Water Wars: Mattis Meets with Counterparts at ADMM-Plus
South China Sea disputes took a back seat to North Korea and counterterrorism operations at the annual meeting of ASEAN and partner-nation defense ministers.
Photo credit: AFP
The annual ASEAN Defense Ministers’ Meeting (ADMM)-Plus took place in Clark, Philippines, on Oct. 23 and 24. Defense Secretary Jim Mattis attended the meeting, which brings together ASEAN defense ministers and their counterparts from non-member countries with interests in the region. In full-group discussions, the ministers focused largely on North Korean missile testing and joint counterterrorism efforts, instead of on the conflict in the South China Sea. ASEAN, led this year by the Philippines, has taken a more conciliatory tone towards Beijing and emphasized opportunities for collaboration rather than risks of confrontation. Philippine President Rodrigo Duterte, in an Oct. 19 speech at the ASEAN High-Level Forum, said it was the “correct step to avoid confrontational talks with almost all of the parties concerned” and instead concentrate on reaching an amicable solution that respects each party’s economic interests.”
The ADMM parties did, however, declare their commitment to “[f]reedom of navigation, non-militarization, [and a] rules-based world following international rules and conventions,” as Philippine Defense Secretary Delfin Lorenzana said.
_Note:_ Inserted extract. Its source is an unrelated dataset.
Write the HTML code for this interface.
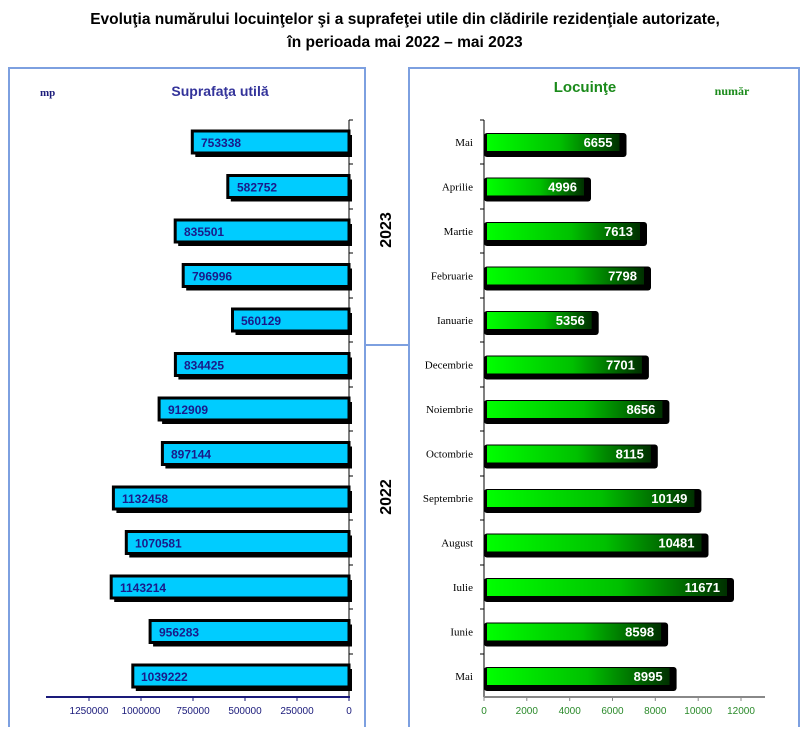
<!DOCTYPE html>
<html><head><meta charset="utf-8"><style>
body{margin:0;background:#fff;width:811px;height:727px;overflow:hidden}
.lv{font-family:"Liberation Sans",sans-serif;font-weight:bold;font-size:12px;fill:#1a1a8a}
.rv{font-family:"Liberation Sans",sans-serif;font-weight:bold;font-size:13px;fill:#fff;text-anchor:end}
.m{font-family:"Liberation Serif",serif;font-size:11px;text-anchor:end}
.lt{font-family:"Liberation Sans",sans-serif;font-size:10px;fill:#1a1a7a;text-anchor:middle}
.rt{font-family:"Liberation Sans",sans-serif;font-size:10px;fill:#2a8a2a;text-anchor:middle}
.lb{fill:#00ccff;stroke:#000;stroke-width:3}
</style></head><body>
<svg width="811" height="727" xmlns="http://www.w3.org/2000/svg">
<defs>
<linearGradient id="g" x1="0" x2="1" y1="0" y2="0">
<stop offset="0" stop-color="#00ff00"/><stop offset="0.55" stop-color="#00c000"/><stop offset="1" stop-color="#003000"/>
</linearGradient>
</defs>
<text x="405" y="24" text-anchor="middle" font-family="Liberation Sans, sans-serif" font-weight="bold" font-size="15.5">Evoluţia numărului locuinţelor şi a suprafeţei utile din clădirile rezidenţiale autorizate,</text>
<text x="405" y="47" text-anchor="middle" font-family="Liberation Sans, sans-serif" font-weight="bold" font-size="15.5">în perioada mai 2022 – mai 2023</text>
<g fill="none" stroke="#7da0e0" stroke-width="2">
<rect x="9" y="68" width="356" height="670"/>
<rect x="409" y="68" width="390" height="670"/>
<line x1="365" y1="345" x2="409" y2="345"/>
</g>
<text x="387" y="230" transform="rotate(-90 387 230)" text-anchor="middle" dominant-baseline="middle" font-family="Liberation Sans, sans-serif" font-weight="bold" font-size="16">2023</text>
<text x="387" y="497" transform="rotate(-90 387 497)" text-anchor="middle" dominant-baseline="middle" font-family="Liberation Sans, sans-serif" font-weight="bold" font-size="16">2022</text>
<text x="40" y="96" font-family="Liberation Serif, serif" font-weight="bold" font-size="11" fill="#1a1a7a">mp</text>
<text x="220" y="96" text-anchor="middle" font-family="Liberation Sans, sans-serif" font-weight="bold" font-size="14" fill="#33339a">Suprafaţa utilă</text>
<text x="585" y="92" text-anchor="middle" font-family="Liberation Sans, sans-serif" font-weight="bold" font-size="15" fill="#1a8a1a">Locuinţe</text>
<text x="732" y="95" text-anchor="middle" font-family="Liberation Serif, serif" font-weight="bold" font-size="12" fill="#1a8a1a">număr</text>
<line x1="349" y1="120" x2="349" y2="697" stroke="#000"/>
<line x1="46" y1="697" x2="350" y2="697" stroke="#1a1a7a" stroke-width="2"/>
<line x1="484" y1="120" x2="484" y2="697" stroke="#000"/>
<line x1="484" y1="697" x2="765" y2="697" stroke="#888" stroke-width="2"/>

<g transform="translate(0,142)"><rect x="195.3" y="-7" width="156.7" height="22"/><rect class="lb" x="192.3" y="-11" width="156.7" height="22"/><text class="lv" x="201" y="5">753338</text>
<rect x="484" y="-9" width="142.5" height="24" rx="3"/><rect x="487" y="-8" width="132.5" height="17" fill="url(#g)"/><text class="rv" x="612.5" y="5">6655</text><text class="m" x="473" y="4">Mai</text></g>
<g transform="translate(0,186.5)"><rect x="230.8" y="-7" width="121.2" height="22"/><rect class="lb" x="227.8" y="-11" width="121.2" height="22"/><text class="lv" x="237" y="5">582752</text>
<rect x="484" y="-9" width="107" height="24" rx="3"/><rect x="487" y="-8" width="97" height="17" fill="url(#g)"/><text class="rv" x="577" y="5">4996</text><text class="m" x="473" y="4">Aprilie</text></g>
<g transform="translate(0,231)"><rect x="178.2" y="-7" width="173.8" height="22"/><rect class="lb" x="175.2" y="-11" width="173.8" height="22"/><text class="lv" x="184" y="5">835501</text>
<rect x="484" y="-9" width="163" height="24" rx="3"/><rect x="487" y="-8" width="153" height="17" fill="url(#g)"/><text class="rv" x="633" y="5">7613</text><text class="m" x="473" y="4">Martie</text></g>
<g transform="translate(0,275.5)"><rect x="186.2" y="-7" width="165.8" height="22"/><rect class="lb" x="183.2" y="-11" width="165.8" height="22"/><text class="lv" x="192" y="5">796996</text>
<rect x="484" y="-9" width="167" height="24" rx="3"/><rect x="487" y="-8" width="157" height="17" fill="url(#g)"/><text class="rv" x="637" y="5">7798</text><text class="m" x="473" y="4">Februarie</text></g>
<g transform="translate(0,320)"><rect x="235.5" y="-7" width="116.5" height="22"/><rect class="lb" x="232.5" y="-11" width="116.5" height="22"/><text class="lv" x="241" y="5">560129</text>
<rect x="484" y="-9" width="114.7" height="24" rx="3"/><rect x="487" y="-8" width="104.7" height="17" fill="url(#g)"/><text class="rv" x="584.7" y="5">5356</text><text class="m" x="473" y="4">Ianuarie</text></g>
<g transform="translate(0,364.5)"><rect x="178.4" y="-7" width="173.6" height="22"/><rect class="lb" x="175.4" y="-11" width="173.6" height="22"/><text class="lv" x="184" y="5">834425</text>
<rect x="484" y="-9" width="164.9" height="24" rx="3"/><rect x="487" y="-8" width="154.9" height="17" fill="url(#g)"/><text class="rv" x="634.9" y="5">7701</text><text class="m" x="473" y="4">Decembrie</text></g>
<g transform="translate(0,409)"><rect x="162.1" y="-7" width="189.9" height="22"/><rect class="lb" x="159.1" y="-11" width="189.9" height="22"/><text class="lv" x="168" y="5">912909</text>
<rect x="484" y="-9" width="185.4" height="24" rx="3"/><rect x="487" y="-8" width="175.4" height="17" fill="url(#g)"/><text class="rv" x="655.4" y="5">8656</text><text class="m" x="473" y="4">Noiembrie</text></g>
<g transform="translate(0,453.5)"><rect x="165.4" y="-7" width="186.6" height="22"/><rect class="lb" x="162.4" y="-11" width="186.6" height="22"/><text class="lv" x="171" y="5">897144</text>
<rect x="484" y="-9" width="173.8" height="24" rx="3"/><rect x="487" y="-8" width="163.8" height="17" fill="url(#g)"/><text class="rv" x="643.8" y="5">8115</text><text class="m" x="473" y="4">Octombrie</text></g>
<g transform="translate(0,498)"><rect x="116.4" y="-7" width="235.6" height="22"/><rect class="lb" x="113.4" y="-11" width="235.6" height="22"/><text class="lv" x="122" y="5">1132458</text>
<rect x="484" y="-9" width="217.4" height="24" rx="3"/><rect x="487" y="-8" width="207.4" height="17" fill="url(#g)"/><text class="rv" x="687.4" y="5">10149</text><text class="m" x="473" y="4">Septembrie</text></g>
<g transform="translate(0,542.5)"><rect x="129.3" y="-7" width="222.7" height="22"/><rect class="lb" x="126.3" y="-11" width="222.7" height="22"/><text class="lv" x="135" y="5">1070581</text>
<rect x="484" y="-9" width="224.5" height="24" rx="3"/><rect x="487" y="-8" width="214.5" height="17" fill="url(#g)"/><text class="rv" x="694.5" y="5">10481</text><text class="m" x="473" y="4">August</text></g>
<g transform="translate(0,587)"><rect x="114.2" y="-7" width="237.8" height="22"/><rect class="lb" x="111.2" y="-11" width="237.8" height="22"/><text class="lv" x="120" y="5">1143214</text>
<rect x="484" y="-9" width="250" height="24" rx="3"/><rect x="487" y="-8" width="240" height="17" fill="url(#g)"/><text class="rv" x="720" y="5">11671</text><text class="m" x="473" y="4">Iulie</text></g>
<g transform="translate(0,631.5)"><rect x="153.1" y="-7" width="198.9" height="22"/><rect class="lb" x="150.1" y="-11" width="198.9" height="22"/><text class="lv" x="159" y="5">956283</text>
<rect x="484" y="-9" width="184.1" height="24" rx="3"/><rect x="487" y="-8" width="174.1" height="17" fill="url(#g)"/><text class="rv" x="654.1" y="5">8598</text><text class="m" x="473" y="4">Iunie</text></g>
<g transform="translate(0,676)"><rect x="135.8" y="-7" width="216.2" height="22"/><rect class="lb" x="132.8" y="-11" width="216.2" height="22"/><text class="lv" x="141" y="5">1039222</text>
<rect x="484" y="-9" width="192.6" height="24" rx="3"/><rect x="487" y="-8" width="182.6" height="17" fill="url(#g)"/><text class="rv" x="662.6" y="5">8995</text><text class="m" x="473" y="4">Mai</text></g>

<g stroke="#000">
<line x1="349" y1="120" x2="353" y2="120"/><line x1="349" y1="164" x2="353" y2="164"/><line x1="349" y1="209" x2="353" y2="209"/><line x1="349" y1="253" x2="353" y2="253"/><line x1="349" y1="298" x2="353" y2="298"/><line x1="349" y1="342" x2="353" y2="342"/><line x1="349" y1="387" x2="353" y2="387"/><line x1="349" y1="431" x2="353" y2="431"/><line x1="349" y1="476" x2="353" y2="476"/><line x1="349" y1="520" x2="353" y2="520"/><line x1="349" y1="565" x2="353" y2="565"/><line x1="349" y1="609" x2="353" y2="609"/><line x1="349" y1="654" x2="353" y2="654"/>
<line x1="480" y1="120" x2="484" y2="120"/><line x1="480" y1="164" x2="484" y2="164"/><line x1="480" y1="209" x2="484" y2="209"/><line x1="480" y1="253" x2="484" y2="253"/><line x1="480" y1="298" x2="484" y2="298"/><line x1="480" y1="342" x2="484" y2="342"/><line x1="480" y1="387" x2="484" y2="387"/><line x1="480" y1="431" x2="484" y2="431"/><line x1="480" y1="476" x2="484" y2="476"/><line x1="480" y1="520" x2="484" y2="520"/><line x1="480" y1="565" x2="484" y2="565"/><line x1="480" y1="609" x2="484" y2="609"/><line x1="480" y1="654" x2="484" y2="654"/>
</g>
<g stroke="#1a1a7a"><line x1="89" y1="697" x2="89" y2="701"/><line x1="141" y1="697" x2="141" y2="701"/><line x1="193" y1="697" x2="193" y2="701"/><line x1="245" y1="697" x2="245" y2="701"/><line x1="297" y1="697" x2="297" y2="701"/><line x1="349" y1="697" x2="349" y2="701"/></g>
<text class="lt" x="89" y="714">1250000</text><text class="lt" x="141" y="714">1000000</text><text class="lt" x="193" y="714">750000</text><text class="lt" x="245" y="714">500000</text><text class="lt" x="297" y="714">250000</text><text class="lt" x="349" y="714">0</text>
<g stroke="#888"><line x1="484" y1="697" x2="484" y2="701"/><line x1="526.8" y1="697" x2="526.8" y2="701"/><line x1="569.7" y1="697" x2="569.7" y2="701"/><line x1="612.5" y1="697" x2="612.5" y2="701"/><line x1="655.3" y1="697" x2="655.3" y2="701"/><line x1="698.2" y1="697" x2="698.2" y2="701"/><line x1="741" y1="697" x2="741" y2="701"/></g>
<text class="rt" x="484" y="714">0</text><text class="rt" x="526.8" y="714">2000</text><text class="rt" x="569.7" y="714">4000</text><text class="rt" x="612.5" y="714">6000</text><text class="rt" x="655.3" y="714">8000</text><text class="rt" x="698.2" y="714">10000</text><text class="rt" x="741" y="714">12000</text>
</svg>
</body></html>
The Joint Declaration issued after Monday’s session stated “the importance of maintaining and promoting peace, security, stability, safety and freedom of navigation in and over-flight above the South China Sea as well as the need to enhance mutual trust and confidence, exercise self-restraint in the conduct of activities and avoid actions that may further complicate the situation, and pursue peaceful resolution of disputes in accordance with international law, including the 1982 United Nations Convention on the Law of the Sea (UNCLOS).” It further emphasized “the commitment of all parties to fully and effectively implement the Declaration on the Conduct of Parties in the South China Sea (DOC), ASEAN’s Six-Point Principles on the South China Sea, and…the importance of expeditiously working towards an early conclusion of the Code of Conduct in the South China Sea (COC).”
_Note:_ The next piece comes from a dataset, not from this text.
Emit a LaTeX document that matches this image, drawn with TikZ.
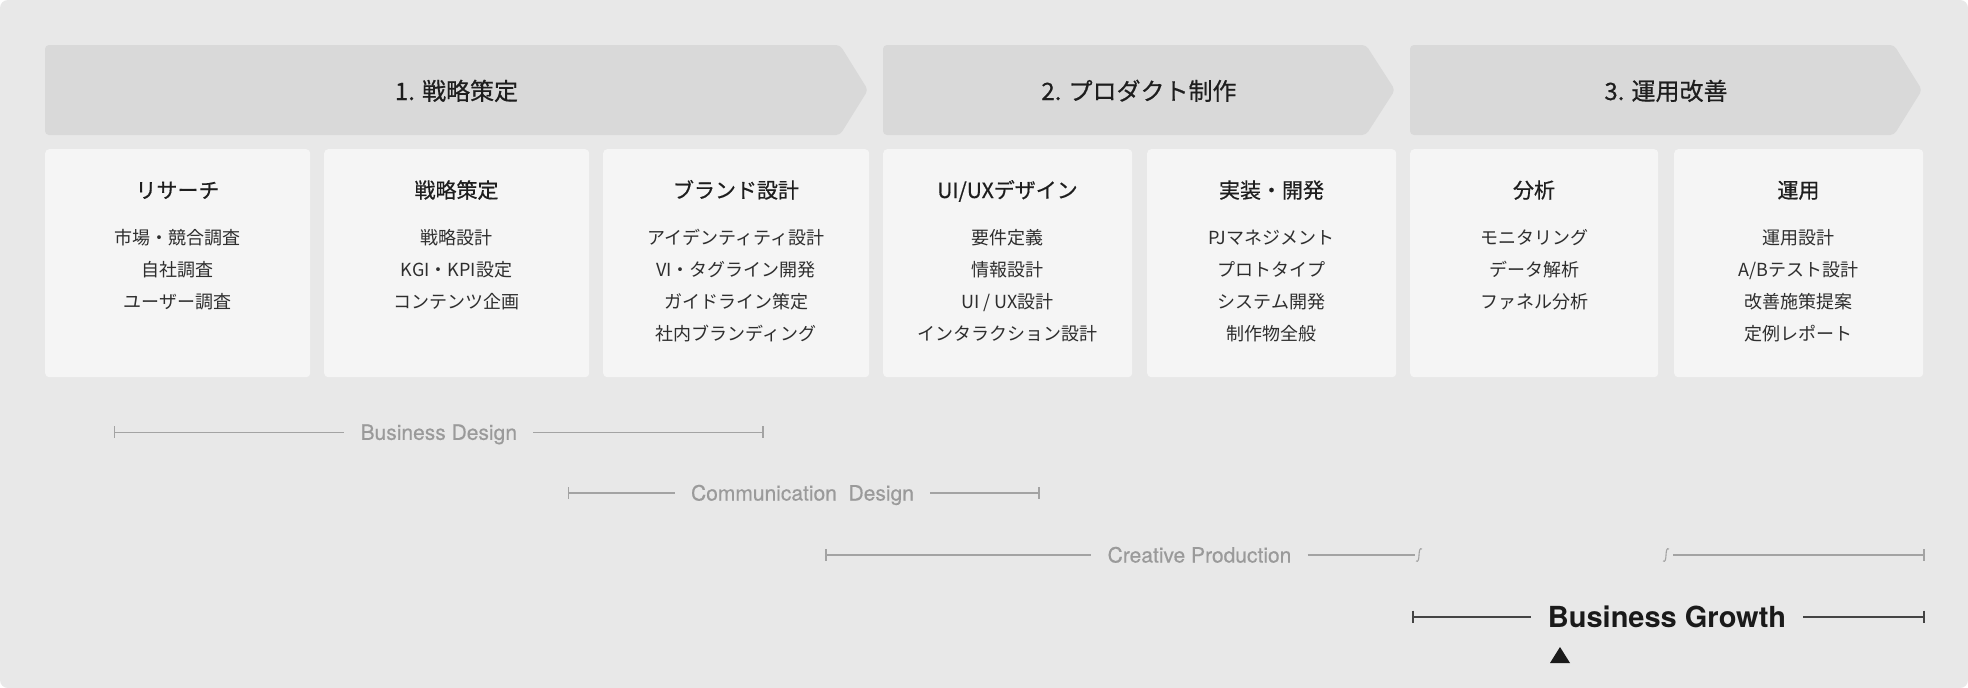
\documentclass[tikz,border=0pt]{standalone}
\usepackage{fontspec}
\setmainfont{Noto Sans CJK JP}
\newfontfamily\medfont{Noto Sans CJK JP}[FakeBold=0.6]
\newfontfamily\labfont{TeX Gyre Heros}[FakeBold=0.35]
\newfontfamily\growfont{TeX Gyre Heros}
\usetikzlibrary{calc}
\definecolor{bgc}{HTML}{E8E8E8}
\definecolor{chevc}{HTML}{D9D9D9}
\definecolor{cardc}{HTML}{F5F5F5}
\definecolor{titlec}{HTML}{1E1E1E}
\definecolor{itemc}{HTML}{2E2E2E}
\definecolor{grayt}{HTML}{9A9A9A}
\definecolor{grayl}{HTML}{A3A3A3}
\definecolor{darkc}{HTML}{1A1A1A}
\definecolor{darkl}{HTML}{444444}
\tikzset{
  chev/.style={fill=chevc, rounded corners=4pt},
  chevtitle/.style={font=\medfont\fontsize{24}{28}\selectfont, text=titlec, anchor=base, inner sep=0pt},
  card/.style={fill=cardc, rounded corners=4pt, anchor=north west, inner sep=0pt, minimum height=228pt},
  cardtitle/.style={font=\medfont\fontsize{21}{24}\selectfont, text=titlec, anchor=base, inner sep=0pt},
  item/.style={font=\fontsize{18}{20}\selectfont, text=itemc, anchor=base, inner sep=0pt},
  spanlab/.style={font=\labfont\fontsize{21}{24}\selectfont, text=grayt, inner xsep=16pt, inner ysep=0pt, text height=15pt, text depth=0pt},
  spanline/.style={draw=grayl, line width=1.3pt},
  growlab/.style={font=\growfont\bfseries\fontsize{29}{32}\selectfont, text=darkc, inner xsep=17pt, inner ysep=0pt, text height=21pt, text depth=0pt},
  growline/.style={draw=darkl, line width=2pt},
  squig/.style={draw=grayl, line width=1.1pt},
}
\newcommand\mkcard[5]{%
  \node[card, minimum width=#3] (#1) at (#2,149) {};
  \node[cardtitle] (#1t) at ({#2+#3/2},198) {#4};
  \foreach \t [count=\i] in {#5} {\node[item] (#1i\i) at ({#2+#3/2},{244.8+32*(\i-1)}) {\t};}
}
\begin{document}
\begin{tikzpicture}[x=1pt,y=-1pt]
\useasboundingbox (0,0) rectangle (1968,688);
\fill[white] (0,0) rectangle (1968,688);
\fill[bgc, rounded corners=8pt] (0,0) rectangle (1968,688);
% chevrons
\path[chev] (45,45) -- (840,45) -- (868,90) -- (840,135) -- (45,135) -- cycle;
\path[chev] (883,45) -- (1366,45) -- (1395,90) -- (1366,135) -- (883,135) -- cycle;
\path[chev] (1410,45) -- (1894,45) -- (1922,90) -- (1894,135) -- (1410,135) -- cycle;
\node[chevtitle] (h1) at (456.5,100) {1. 戦略策定};
\node[chevtitle] (h2) at (1139,100) {2. プロダクト制作};
\node[chevtitle] (h3) at (1666,100) {3. 運用改善};
% cards
\mkcard{c1}{45}{265}{リサーチ}{市場・競合調査,自社調査,ユーザー調査}
\mkcard{c2}{324}{265}{戦略策定}{戦略設計,KGI・KPI設定,コンテンツ企画}
\mkcard{c3}{603}{266}{ブランド設計}{アイデンティティ設計,VI・タグライン開発,ガイドライン策定,社内ブランディング}
\mkcard{c4}{883}{249}{UI/UXデザイン}{要件定義,情報設計,UI / UX設計,インタラクション設計}
\mkcard{c5}{1147}{249}{実装・開発}{PJマネジメント,プロトタイプ,システム開発,制作物全般}
\mkcard{c6}{1410}{248}{分析}{モニタリング,データ解析,ファネル分析}
\mkcard{c7}{1674}{249}{運用}{運用設計,A/Bテスト設計,改善施策提案,定例レポート}
% Business Design
\coordinate (bdL) at (114.5,432.3);
\coordinate (bdR) at (763,432.3);
\node[spanlab] (bd) at (438.8,432.3) {Business Design};
\draw[spanline] (bdL) -- (bd);
\draw[spanline] (bd) -- (bdR);
\draw[spanline] ($(bdL)+(0,-6)$) -- ($(bdL)+(0,6)$);
\draw[spanline] ($(bdR)+(0,-6)$) -- ($(bdR)+(0,6)$);
% Communication Design
\coordinate (cdL) at (568.5,493);
\coordinate (cdR) at (1039,493);
\node[spanlab] (cd) at (802.5,493) {Communication\ \ Design};
\draw[spanline] (cdL) -- (cd);
\draw[spanline] (cd) -- (cdR);
\draw[spanline] ($(cdL)+(0,-6)$) -- ($(cdL)+(0,6)$);
\draw[spanline] ($(cdR)+(0,-6)$) -- ($(cdR)+(0,6)$);
% Creative Production
\coordinate (cpL) at (826,555);
\coordinate (cpA) at (1415,555);
\coordinate (cpB) at (1673,555);
\coordinate (cpR) at (1924,555);
\node[spanlab] (cp) at (1199.5,555) {Creative Production};
\draw[spanline] (cpL) -- (cp);
\draw[spanline] (cp) -- (cpA);
\draw[spanline] (cpB) -- (cpR);
\draw[spanline] ($(cpL)+(0,-6)$) -- ($(cpL)+(0,6)$);
\draw[spanline] ($(cpR)+(0,-6)$) -- ($(cpR)+(0,6)$);
\draw[squig] (1416,561) .. controls (1421,564) and (1417,546) .. (1422,549);
\draw[squig] (1663,561) .. controls (1668,564) and (1664,546) .. (1669,549);
% Business Growth
\coordinate (bgL) at (1413,616.7);
\coordinate (bgR) at (1924,616.7);
\node[growlab] (bg) at (1667,616.7) {Business Growth};
\draw[growline] (bgL) -- (bg);
\draw[growline] (bg) -- (bgR);
\draw[growline] ($(bgL)+(0,-6)$) -- ($(bgL)+(0,6)$);
\draw[growline] ($(bgR)+(0,-6)$) -- ($(bgR)+(0,6)$);
\fill[darkc] (1560,647) -- (1570,663) -- (1550,663) -- cycle;
\end{tikzpicture}
\end{document}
On Oct. 23, on the sidelines of ADMM-Plus, Mattis met with Japanese Defense Minister Itsunori Onodera. In that meeting, Mattis reaffirmed that Article 5 of the U.S.-Japan Security Treaty applies to the Senkaku Islands and that the United States remains opposed to unilateral coercive actions by claimants in the South China Sea, including the reclamation and militarization of disputed features. On Oct. 24, Mattis spoke with Duterte, Lorenzana, and Malaysian Defense Minister Hishammuddin Tun Hussein.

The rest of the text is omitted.